Monde du vivant, Agriculture et société
Dans cet ouvrage novateur, les deux auteurs, que leur carrière a conduits à des fonctions de haute responsabilité administrative, technique et politique dans le secteur de l’agriculture et dans le milieu rural français, présentent un essai remarquable sur les perspectives que ne manquera pas d’ouvrir la généralisation qui s’annonce de la “pensée biologique” à quasiment tous les secteurs de l’activité humaine.
Partant de la situation de crise de la société contemporaine, les auteurs diagnostiquent que l’humanité est en train de passer de l’ère de la mécanique et de la matière inanimée à celle de la biologie et du vivant ; elle n’a pas intégré, ni dans ses comportements ni dans ses institutions, la prise en compte de “l’incommensurable valeur de la Vie”.
Une première partie de l’ouvrage, intitulée “Penser”, rapproche des événements récents et a priori indépendants survenus dans le monde et brosse un constat pessimiste de la société dont elle ébauche ensuite une reconstruction autour de “l’ère du vivant”, après avoir passé en revue les véritables pionniers (de Bergson à aujourd’hui) de la “biologie en tant que mode de pensée”.
Suit une “application” de ces réflexions, la plus immédiate car déjà traduite en actes pour partie, à l’agriculture et à l’évolution du monde agricole comme aussi du milieu rural, lesquels constituent ainsi un modèle où la dimension biologique rejoint les aspects spatiaux, temporels, relationnels qui conditionnent notre existence et notre devenir. Toute cette partie se conclut sur l’émergence d’une nouvelle éthique respectueuse de la Vie organisée.
Enfin, une seconde partie, intitulée “Agir”, qui couvre la moitié du livre, témoigne combien l’approche biologique peut appréhender sinon déjà résoudre les grands problèmes actuels. Elle se fonde sur l’idée, déjà très répandue, que le modèle de société libérale d’aujourd’hui, s’il est plus acceptable que tous les totalitarismes de ce siècle, n’est pas à même de résoudre les défis du monde de demain, qu’il les aggrave même (il est antibiologique, “autodestructeur de l’homme”) et qu’il est urgent mais malaisé de trouver d’autres voies. Sont ainsi décryptés dans cette problématique, notamment :
les solidarités nouvelles et le devoir d’ingérence, l’idéologie compétitiviste dans un contrat mondial, les modèles de développement et l’économie de marché, la Valeur et les ressources rares, les limites de la liberté, le coût de la croissance et le gouvernement de la Cité.
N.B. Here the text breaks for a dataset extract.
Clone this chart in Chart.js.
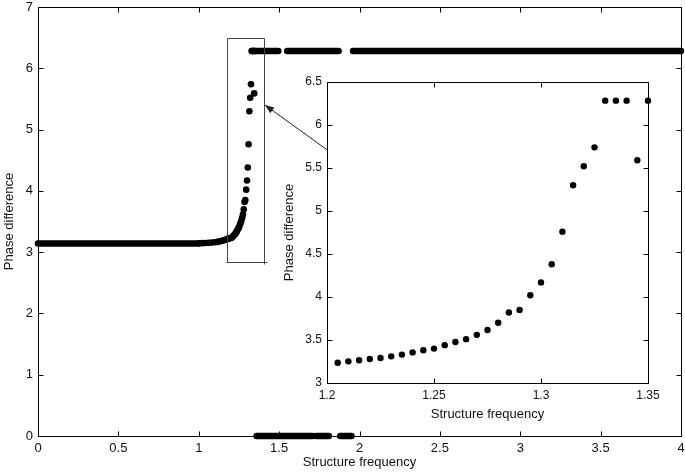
<!DOCTYPE html>
<html>
<head>
<meta charset="utf-8">
<script src="https://cdn.jsdelivr.net/npm/chart.js@4/dist/chart.umd.min.js"></script>
<style>
html, body { margin: 0; padding: 0; background: #fff; }
#wrap { position: relative; width: 685px; height: 472px; }
#main { position: absolute; left: 0; top: 0; }
#inset { position: absolute; left: 270px; top: 62px; }
</style>
</head>
<body>
<div id="wrap">
  <canvas id="main" width="685" height="472"></canvas>
  <canvas id="inset" width="410" height="360"></canvas>
</div>
<script>
// flat part of the curve (dots overlap into a solid band)
const flatFreq = [0, 1.0]
const flatPhase = [3.1416, 3.1416]

// where the curve starts to bend up
const bendFreq = [1.00, 1.02, 1.04, 1.06, 1.08, 1.10, 1.11, 1.12, 1.13, 1.14, 1.15, 1.16, 1.17, 1.18, 1.19, 1.20]
const bendPhase = [3.145, 3.147, 3.149, 3.152, 3.156, 3.161, 3.165, 3.170, 3.176, 3.182, 3.190, 3.198, 3.207, 3.216, 3.224, 3.230]

// zoomed points (inset)
const insetFreq = [1.205, 1.21, 1.215, 1.22, 1.225, 1.23, 1.235, 1.24, 1.245, 1.25,
                   1.255, 1.26, 1.265, 1.27, 1.275, 1.28, 1.285, 1.29, 1.295, 1.30,
                   1.305, 1.31, 1.315, 1.32, 1.325, 1.33, 1.335, 1.34, 1.345, 1.35]
const insetPhase = [3.236, 3.252, 3.264, 3.279, 3.290, 3.310, 3.330, 3.356, 3.380, 3.400,
                    3.440, 3.477, 3.510, 3.560, 3.616, 3.700, 3.820, 3.850, 4.020, 4.170,
                    4.380, 4.760, 5.300, 5.520, 5.740, 6.283, 6.283, 6.283, 5.590, 6.283]

// dense runs of dots at 2*pi and at 0 (start, end frequency)
const twoPiRuns = [[1.33, 1.495], [1.55, 1.87], [1.96, 4.0]]
const twoPiPhase = 6.283
const zeroRuns = [[1.36, 1.71], [1.73, 1.81], [1.88, 1.95]]
const zeroPhase = 0

const mainXTicks = [0, 0.5, 1, 1.5, 2, 2.5, 3, 3.5, 4]
const mainYTicks = [0, 1, 2, 3, 4, 5, 6, 7]
const insetXTicks = [1.2, 1.25, 1.3, 1.35]
const insetYTicks = [3, 3.5, 4, 4.5, 5, 5.5, 6, 6.5]

Chart.defaults.font.family = "'Liberation Sans', Arial, Helvetica, sans-serif"
Chart.defaults.color = '#111'

const pts = (xs, ys) => xs.map((x, i) => ({x: x, y: ys[i]}))

function band(x0, x1, y){
  return {
    data: [{x: x0, y: y}, {x: x1, y: y}],
    showLine: true,
    borderColor: '#000',
    borderWidth: 6.5,
    borderCapStyle: 'round',
    pointRadius: 0,
    clip: false
  }
}

function dots(data, r){
  return {
    data: data,
    showLine: false,
    pointRadius: r,
    pointBackgroundColor: '#000',
    pointBorderColor: '#000',
    pointBorderWidth: 0,
    clip: false
  }
}

// box round the plot with inward tick marks, matlab style
const boxTicks = {
  id: 'boxTicks',
  beforeDatasetsDraw(chart){
    const {ctx, chartArea: a} = chart
    const x = chart.scales.x, y = chart.scales.y
    const len = 5
    const L = Math.round(a.left) + 0.5, R = Math.round(a.right) + 0.5
    const T = Math.round(a.top) + 0.5, B = Math.round(a.bottom) + 0.5
    ctx.save()
    ctx.strokeStyle = '#000'
    ctx.lineWidth = 1
    ctx.strokeRect(L, T, R - L, B - T)
    ctx.beginPath()
    x.ticks.forEach(t => {
      const p = Math.round(x.getPixelForValue(t.value)) + 0.5
      ctx.moveTo(p, B); ctx.lineTo(p, B - len)
      ctx.moveTo(p, T); ctx.lineTo(p, T + len)
    })
    y.ticks.forEach(t => {
      const p = Math.round(y.getPixelForValue(t.value)) + 0.5
      ctx.moveTo(L, p); ctx.lineTo(L + len, p)
      ctx.moveTo(R, p); ctx.lineTo(R - len, p)
    })
    ctx.stroke()
    ctx.restore()
  }
}

// zoom rectangle and arrow pointing at it (in data coords of the main plot)
const zoomMark = {
  id: 'zoomMark',
  afterDatasetsDraw(chart){
    const {ctx} = chart
    const x = chart.scales.x, y = chart.scales.y
    const px = v => x.getPixelForValue(v), py = v => y.getPixelForValue(v)
    const x0 = Math.round(px(1.175)) + 0.5, x1 = Math.round(px(1.405)) + 0.5
    const y0 = Math.round(py(6.49)) + 0.5, y1 = Math.round(py(2.84)) + 0.5
    ctx.save()
    ctx.strokeStyle = '#444'
    ctx.lineWidth = 1
    ctx.beginPath()
    ctx.moveTo(x0, y1); ctx.lineTo(x0, y0); ctx.lineTo(x1, y0); ctx.lineTo(x1, y1 + 2)
    ctx.moveTo(x0 - 1, y1); ctx.lineTo(x1 + 3, y1)
    ctx.stroke()
    // arrow
    const tx = px(1.798), ty = py(4.67)
    const hx = px(1.412), hy = py(5.40)
    const ang = Math.atan2(hy - ty, hx - tx)
    ctx.strokeStyle = '#222'
    ctx.beginPath()
    ctx.moveTo(tx, ty); ctx.lineTo(hx, hy)
    ctx.stroke()
    ctx.fillStyle = '#222'
    ctx.beginPath()
    ctx.moveTo(hx, hy)
    ctx.lineTo(hx - 9 * Math.cos(ang) + 3.5 * Math.sin(ang), hy - 9 * Math.sin(ang) - 3.5 * Math.cos(ang))
    ctx.lineTo(hx - 9 * Math.cos(ang) - 3.5 * Math.sin(ang), hy - 9 * Math.sin(ang) + 3.5 * Math.cos(ang))
    ctx.closePath()
    ctx.fill()
    ctx.restore()
  }
}

// fixed scale size; drop the extra room chart.js keeps for edge labels
function fixSize(w, h){
  return s => {
    if (w) s.width = w
    if (h) s.height = h
    s.paddingLeft = 0
    s.paddingRight = 0
    s.paddingTop = 0
    s.paddingBottom = 0
  }
}

function axis(ticks, min, max, size, title, fit, titlePad, tickPad){
  return {
    type: 'linear',
    min: min,
    max: max,
    grid: {display: false, drawTicks: false},
    border: {display: false},
    afterBuildTicks: s => { s.ticks = ticks.map(v => ({value: v})) },
    afterFit: fit,
    ticks: {
      font: {size: size},
      padding: tickPad,
      autoSkip: false,
      maxRotation: 0,
      callback: v => String(v)
    },
    title: {display: true, text: title, font: {size: 13}, padding: titlePad}
  }
}

const mainSets = [band(flatFreq[0], flatFreq[1], flatPhase[0])]
twoPiRuns.forEach(r => mainSets.push(band(r[0], r[1], twoPiPhase)))
zeroRuns.forEach(r => mainSets.push(band(r[0], r[1], zeroPhase)))
mainSets.push(dots(pts(bendFreq, bendPhase).concat(pts(insetFreq, insetPhase)), 3.3))

new Chart(document.getElementById('main'), {
  type: 'scatter',
  data: {datasets: mainSets},
  options: {
    responsive: false,
    animation: false,
    layout: {padding: {top: 7, right: 4, left: 0, bottom: 0}},
    plugins: {legend: {display: false}, tooltip: {enabled: false}},
    scales: {
      x: axis(mainXTicks, 0, 4, 13, 'Structure frequency', fixSize(0, 36), {top: 0, bottom: 2}, 5),
      y: axis(mainYTicks, 0, 7, 13, 'Phase difference', fixSize(38, 0), {top: 2, bottom: 0}, 5)
    }
  },
  plugins: [boxTicks, zoomMark]
})

new Chart(document.getElementById('inset'), {
  type: 'scatter',
  data: {datasets: [dots(pts(insetFreq, insetPhase), 3.2)]},
  options: {
    responsive: false,
    animation: false,
    layout: {padding: {top: 20, right: 32, left: 10, bottom: 0}},
    plugins: {legend: {display: false}, tooltip: {enabled: false}},
    scales: {
      x: axis(insetXTicks, 1.2, 1.35, 12, 'Structure frequency', fixSize(0, 39), {top: 0, bottom: 0}, 5),
      y: axis(insetYTicks, 3, 6.5, 12, 'Phase difference', fixSize(47, 0), {top: 2, bottom: 0}, 5)
    }
  },
  plugins: [boxTicks]
})
</script>
</body>
</html>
Au total, sous un titre quelque peu réducteur et dans un texte dense, les auteurs n’offrent pas une doctrine élaborée mais, comme ils le disent eux-mêmes, posent les bases d’une démarche qui mériterait d’être reprise et approfondie. Les pistes ouvertes à l’action comme à la réflexion sont en effet multiples et riches de promesses, fondant un véritable développement soutenable sur une culture élargie, un nouvel humanisme. Bref, un livre qui s’adresse à l’honnête homme autant qu’au décideur.